New chemotherapy report sets out additional roles for community pharmacists (updated)
Additional roles for community pharmacists in the delivery of oral chemotherapy and systemic anticancer medicines have been suggested in a new report published today (25 January 2011).
The report (PDF 130K)— which is authored by Steve Williamson, consultant pharmacist in cancer services at Northumbria Healthcare, and has been developed as part of collaborative work between the NHS, pharmacy organisations and pharmacy specialist practice groups — suggests that care can be delivered at a number of levels:
- Level 1 (baseline service): service providers undertake supply of the oral anticancer medicine for the patient ensuring compliance with the recommendations of the 2008 National Patient Safety Agency alert on oral anticancer medicines
- Level 2 (specialised service): service providers check the oral anticancer medicine prescription, referring to a regimen protocol and undertake the basics of chemotherapy verification as defined by the British Oncology Pharmacy Association Verification Standards 2010
- Level 3 (advanced service): service providers assess the patients clinically to ensure that it is safe to proceed with chemotherapy
Entitled "The dispensing and supply of oral chemotherapy and systemic anticancer medicines in primary care", the report says that common to all three models of service delivery is the need for service providers to be able to access oral anticancer medicines protocols in order to check that the drug doses have been prescribed appropriately, to receive appropriate training or to have previous experience in oncology and to develop links with secondary care cancer pharmacists from the hospital where treatment is initiated.
Special accreditation needed
For the recommendations to work, the report states that it is essential for patient safety that any development of community oral anticancer medicine services is part of a planned and commissioned process. It adds that commissioners and secondary care trusts should discuss potential opportunities for oral anticancer medicines to be dispensed in primary care, including a baseline assessment of the potential demand, and that only those who have undertaken additional training and can comply with the service models should be accredited to provide the service.
"The aim of the document is not to tell community pharmacists what they can and can’t do, but rather to tell them how they can do it safely," Mr Williamson explained.
Royal Pharmaceutical Society's head of corporate communications Neal Patel said: "The cancer reform strategy has reaffirmed Government’s commitment to improving the care of people with cancer, at all stages of their journey.
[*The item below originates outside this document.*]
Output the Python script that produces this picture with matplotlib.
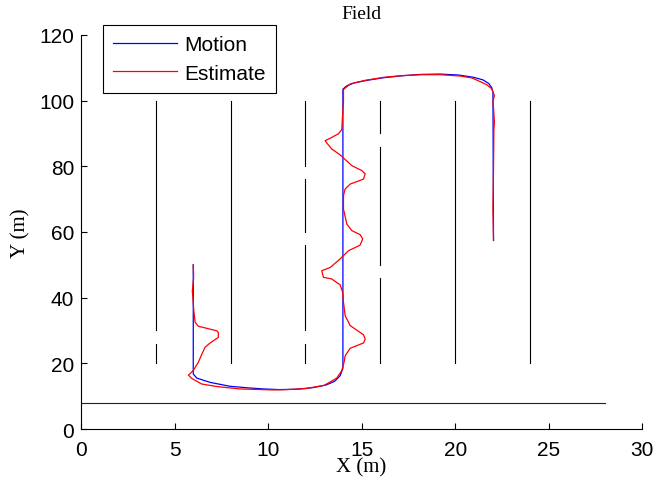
import matplotlib
matplotlib.use("Agg")
import matplotlib.pyplot as plt
import numpy as np

# crop rows in the field: x position and the (start, end) y of each drawn segment
row_x = [4, 8, 12, 16, 20, 24]
row_segments = [
    [(20, 26), (30, 100)],
    [(20, 100)],
    [(20, 26), (30, 56), (60, 76), (80, 100)],
    [(20, 46), (50, 86), (90, 100)],
    [(20, 100)],
    [(20, 100)],
]
headland_x = [0, 28]
headland_y = [8, 8]

# true vehicle motion
motion_x = [6.0, 6.0, 6.19, 6.9, 7.97, 9.0, 9.75, 10.6, 11.5, 12.4, 13.1, 13.55,
            13.85, 14.0, 14.0, 14.2, 14.6, 15.3, 16.2, 17.2, 18.2, 19.2, 20.2,
            21.0, 21.5, 21.8, 21.95, 22.02, 22.05]
motion_y = [50.0, 16.75, 15.5, 14.2, 13.0, 12.5, 12.2, 12.0, 12.1, 12.6, 13.4, 14.5,
            16.2, 18.5, 103.5, 104.5, 105.4, 106.2, 107.0, 107.6, 108.0, 108.1, 107.8,
            107.1, 106.3, 105.2, 104.0, 102.5, 57.5]

# estimated position
estimate_x = [6.0, 6.02, 5.95, 5.98, 6.03, 6.1, 6.27, 7.26, 7.34, 7.34, 6.9, 6.63,
              6.42, 6.27, 6.0, 5.74, 5.92, 6.45, 7.3, 8.5, 10.28, 11.0, 12.0, 13.0,
              13.67, 13.94, 14.06, 14.12, 14.39, 15.1, 15.19, 15.1, 14.39, 14.12,
              14.03, 13.99, 13.85, 13.4, 12.96, 12.87, 13.32, 13.85, 14.3, 14.92,
              15.06, 14.92, 14.48, 14.21, 14.03, 14.03, 14.12, 14.39, 15.1, 15.19,
              15.01, 14.48, 13.85, 13.4, 13.14, 13.05, 13.4, 13.76, 13.94, 13.97,
              14.03, 14.03, 14.39, 15.2, 16.17, 17.1, 18.13, 19.2, 20.27, 20.9,
              21.34, 21.7, 21.96, 22.1, 22.02, 22.06, 22.1, 22.07, 22.05, 22.02,
              22.05]
estimate_y = [50.0, 46.0, 42.0, 40.0, 36.0, 32.5, 31.3, 29.9, 29.4, 27.9, 26.2, 24.9,
              22.3, 20.3, 17.8, 16.4, 15.4, 13.7, 12.9, 12.2, 11.9, 12.0, 12.3, 13.3,
              15.5, 17.8, 20.3, 22.3, 24.6, 26.2, 27.4, 28.7, 31.5, 34.5,
              38.6, 41.6, 43.9, 45.7, 46.2, 48.2, 49.2, 51.8, 54.3, 56.0,
              57.9, 59.2, 60.4, 62.4, 67.0, 71.1, 73.1, 74.6, 76.1, 77.7,
              78.7, 80.2, 83.5, 85.3, 87.1, 87.8, 88.8, 89.9, 91.2, 94.4,
              99.5, 103.4, 105.1, 106.2, 107.1, 107.6, 107.9, 107.9, 107.5, 106.9,
              105.8, 104.8, 103.6, 101.5, 100.0, 97.0, 93.4, 90.9, 79.2, 67.0,
              57.4]

fig = plt.figure(figsize=(6.56, 4.85), dpi=100)
ax = fig.add_axes([0.1235, 0.1134, 0.8555, 0.8124])

for x, segs in zip(row_x, row_segments):
    for y0, y1 in segs:
        ax.plot([x, x], [y0, y1], color='black', lw=0.8)
ax.plot(headland_x, headland_y, color='#222222', lw=0.8)

ax.plot(motion_x, motion_y, color='blue', lw=0.9, label='Motion')
ax.plot(estimate_x, estimate_y, color='red', lw=0.9, label='Estimate')

ax.set_xlim(0, 30)
ax.set_ylim(0, 120)
ax.set_xticks(np.arange(0, 31, 5))
ax.set_yticks(np.arange(0, 121, 20))
ax.spines['top'].set_visible(False)
ax.spines['right'].set_visible(False)
ax.spines['left'].set_linewidth(0.8)
ax.spines['bottom'].set_linewidth(0.8)
ax.tick_params(direction='in', length=4, width=0.8, labelsize=15)
ax.tick_params(axis='x', pad=8)
ax.tick_params(axis='y', pad=5)
for lab in ax.get_xticklabels() + ax.get_yticklabels():
    lab.set_family('Liberation Sans')

ax.set_title('Field', family='Liberation Serif', fontsize=14, pad=12)
ax.set_xlabel('X (m)', family='Liberation Serif', fontsize=15, labelpad=-1)
ax.set_ylabel('Y (m)', family='Liberation Serif', fontsize=15, labelpad=6)

leg = ax.legend(loc='upper left', bbox_to_anchor=(0.039, 1.025), borderaxespad=0,
                prop={'family': 'Liberation Sans', 'size': 15}, handlelength=3.1,
                handletextpad=0.32, borderpad=0.48, labelspacing=0.45, fancybox=False,
                framealpha=1)
leg.get_frame().set_edgecolor('black')
leg.get_frame().set_linewidth(0.8)

fig.savefig('out.png', dpi=100)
The opportunity to harness the interactions that pharmacists have with these people would considerably widen the net the NHS can use to improve outcomes."
Community pharmacists are willing and able
Head of information at the National Pharmacy Association Leyla Hannbeck added: "In leading edge practice across the country, community pharmacists have shown themselves willing and able to take on an expanded role in supporting cancer patients. This includes dispensing and administering oral anticancer medicines and monitoring the progress of cancer patients. The NHS White Paper emphasises patient choice, and more widespread pharmacy-based cancer services would add a new dimension that patients would welcome. This report lays out what is possible and contains practical recommendations for transforming the possible into the real."
In-store chemotherapy services
Boots has refused to confirm or deny that it is planning to provide in-store chemotherapy services following a report in the Daily Mail this week (24 January 2011) that patients receiving chemotherapy would be able to go a medical centre at their nearest Boots, staffed by nurses who would administer the drugs.
A spokesman for Boots said: "We are working in partnership with the NHS to continue to develop our in-store services for patients. A number of options are currently being considered, but these are still in their early stages."
Mr Williamson said: "This is a very interesting development and not entirely unexpected. The NHS has been looking at the potential for community chemotherapy services since publication of Department of Health guidance in 2010. With chemotherapy ‘closer to home’ so clearly on the Government’s agenda, it is imperative that action is taken quickly and decisively to ensure that all service providers deliver the same standard of care and assurance of safe practice as current NHS chemotherapy units."